I am sending it to you
with a heart full of hope that your
Christmas may be a merry
one.
Affectionately,
KATRINE DULANY.
He read and reread the printed lines, and finally had them framed and hung by his bedside, where they were the first thing upon which his eyes rested in the morning:
“Grant me the ability to do some one thing well.
“Give me sympathy
for the suffering of others which has been
brought to them by their
own acts.
“Grant that I
may have courage for the weak and the friendship of
those who demand the
best of my nature.
“Remove all doubts
from me that there will be ultimate peace and
happiness for every
one.
“Let fear of the
consequences of a right act be far from me. Let
me
forget the words expediency,
convention, and reward.
“Grant me largeness
of judgment, and silence for all weakness,
especially that of woman.
“And give me,
each day, my daily work, with rest at night under
some friendly stars.”
* * * * *
Early in April, after the lonesomest winter of his life, he received the following letter from his mother, who was still in Paris with Anne Lennox:
MY DEAR, DEAR CHILD,—I have been going about a great deal, meeting old friends and making some new ones, which accounts for my not having written you last week. Anne’s house is like a Union Station for repose and solitude. She has people in to luncheon and dinner and tea, and I suspect even for the cafe au lait in the mornings. I enjoy it, however. One is seldom bored, though frequently exhausted. Why I am writing this dull introduction I cannot say, for I have more important things to tell.
I have met Katrine Dulany.
Anne and I went to the Countess de Nemours’ reception on Friday night. We were all in a whirl of unfinished sentences when Miss Dulany entered. I wish you might have seen her, as she came toward us! Of course she was a very pretty child in North Carolina, but she has developed into something really remarkable. She wore white, decollete, with her hair Madonna-wise. And she has such distinction! Such repose! Truly, Frank, she came in so quietly that she made every one else seem to enter on horseback.

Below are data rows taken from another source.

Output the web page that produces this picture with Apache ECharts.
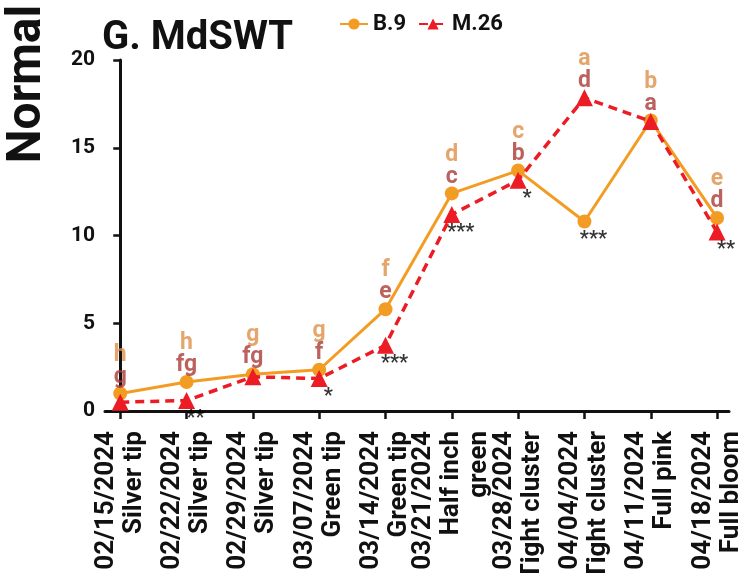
<!DOCTYPE html>
<html><head><meta charset="utf-8">
<script src="https://cdn.jsdelivr.net/npm/echarts@6/dist/echarts.min.js"></script>
<style>html,body{margin:0;padding:0;background:#fff}#c{width:742px;height:573px}</style>
</head><body><div id="c"></div>
<script>
const dates = ['02/15/2024','02/22/2024','02/29/2024','03/07/2024','03/14/2024','03/21/2024','03/28/2024','04/04/2024','04/11/2024','04/18/2024'];
const stages = ['Silver tip','Silver tip','Silver tip','Green tip','Green tip','Half inch\ngreen','Tight cluster','Tight cluster','Full pink','Full bloom'];
const b9 = [1.0, 1.65, 2.1, 2.35, 5.8, 12.4, 13.7, 10.8, 16.55, 11.0];
const m26 = [0.5, 0.6, 1.95, 1.85, 3.75, 11.2, 13.15, 17.85, 16.5, 10.2];
const b9Letters = ['h','h','g','g','f','d','c','a','b','e'];
const m26Letters = ['g','fg','fg','f','e','c','b','d','a','d'];
const stars = ['','**','','*','***','***','*','***','','**'];
const yTicks = [0, 5, 10, 15, 20];
const seriesNames = ['B.9', 'M.26'];

const idx = dates.map((d, i) => i);
const ORANGE = '#F39C24', RED = '#EC1C24', ORANGE_TXT = '#DE9048', RED_TXT = '#AA3A36';
const FONT = 'Roboto';

const chart = echarts.init(document.getElementById('c'), null, {renderer: 'canvas'});
chart.setOption({
  animation: false,
  backgroundColor: '#fff',
  title: {
    text: 'G. MdSWT', left: 97, top: 14,
    textStyle: {fontFamily: FONT, fontWeight: 'bold', fontSize: 40, color: '#111'}
  },
  legend: {
    data: seriesNames, left: 334, top: 8, itemWidth: 28, itemHeight: 14, itemGap: 12,
    textStyle: {fontFamily: FONT, fontWeight: 'bold', fontSize: 22, color: '#111'}
  },
  graphic: [{
    type: 'text', x: 28, y: 84, rotation: Math.PI / 2,
    style: {text: 'Normal', font: 'bold 48px Roboto', fill: '#111', align: 'center', verticalAlign: 'middle'}
  }],
  grid: {left: 105, right: 13, top: 60, bottom: 162, containLabel: false, outerBoundsMode: 'none'},
  xAxis: {
    type: 'value', min: -0.23, max: 9.18,
    splitLine: {show: false},
    axisLine: {show: true, onZero: false, lineStyle: {color: '#111', width: 3}},
    axisTick: {show: true, customValues: idx, length: 8, lineStyle: {color: '#111', width: 2.5}},
    axisLabel: {
      show: true, customValues: idx, rotate: 90, margin: 20,
      fontFamily: FONT, fontWeight: 'bold', fontSize: 26, color: '#111', lineHeight: 28,
      formatter: v => dates[Math.round(v)] + '\n' + stages[Math.round(v)]
    }
  },
  yAxis: {
    type: 'value', min: 0, max: 20, interval: 5,
    splitLine: {show: false},
    axisLine: {show: true, lineStyle: {color: '#111', width: 3}},
    axisTick: {show: true, length: 7, lineStyle: {color: '#111', width: 2.5}},
    axisLabel: {
      margin: 10, fontFamily: FONT, fontWeight: 'bold', fontSize: 21, color: '#111',
      formatter: v => yTicks.includes(v) ? String(v) : ''
    }
  },
  series: [
    {
      name: seriesNames[0], type: 'line', data: idx.map(i => [i, b9[i]]),
      symbol: 'circle', symbolSize: 14, z: 3,
      itemStyle: {color: ORANGE}, lineStyle: {color: ORANGE, width: 3}
    },
    {
      name: seriesNames[1], type: 'line', data: idx.map(i => [i, m26[i]]),
      symbol: 'triangle', symbolSize: 17, z: 4,
      itemStyle: {color: RED}, lineStyle: {color: RED, width: 3.5, type: [9, 6]}
    },
    {
      name: 'letters', type: 'scatter', silent: true, z: 5,
      data: idx.map(i => [i, Math.max(b9[i], m26[i])]),
      symbolSize: 1, itemStyle: {color: 'rgba(0,0,0,0)'},
      label: {
        show: true, position: 'top', distance: 5,
        formatter: p => '{o|' + b9Letters[p.dataIndex] + '}\n{r|' + m26Letters[p.dataIndex] + '}',
        rich: {
          o: {color: ORANGE_TXT, fontFamily: FONT, fontWeight: 'bold', fontSize: 23, lineHeight: 22, align: 'center'},
          r: {color: RED_TXT, fontFamily: FONT, fontWeight: 'bold', fontSize: 23, lineHeight: 22, align: 'center'}
        }
      }
    },
    {
      name: 'stars', type: 'scatter', silent: true, z: 5,
      data: idx.map(i => [i, Math.min(b9[i], m26[i])]),
      symbolSize: 1, itemStyle: {color: 'rgba(0,0,0,0)'},
      label: {
        show: true, position: 'bottom', distance: 8, offset: [9, 0],
        formatter: p => stars[p.dataIndex],
        color: '#000', fontFamily: FONT, fontWeight: 'bold', fontSize: 20
      }
    }
  ]
});
</script></body></html>
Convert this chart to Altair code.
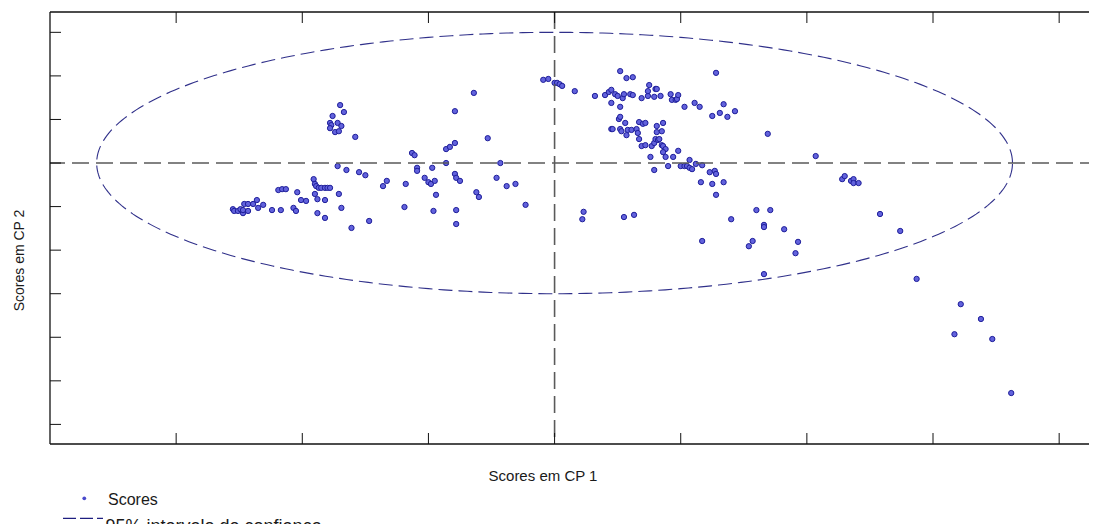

Coming directly toward me, she said: “Perhaps you do not remember me, Mrs. Ravenel! I am Katrine Dulany. My father was overseer of your plantation, in North Carolina, for nearly three years.” It was as though Mary Queen of Scots had come to life and asked me if I remembered when she was my parlor-maid!
And she stayed and talked
to me with sweetest deference and an
appeal in her eyes,
and I went home quite exalted to think this
much-desired person
had singled me out for such marked attention.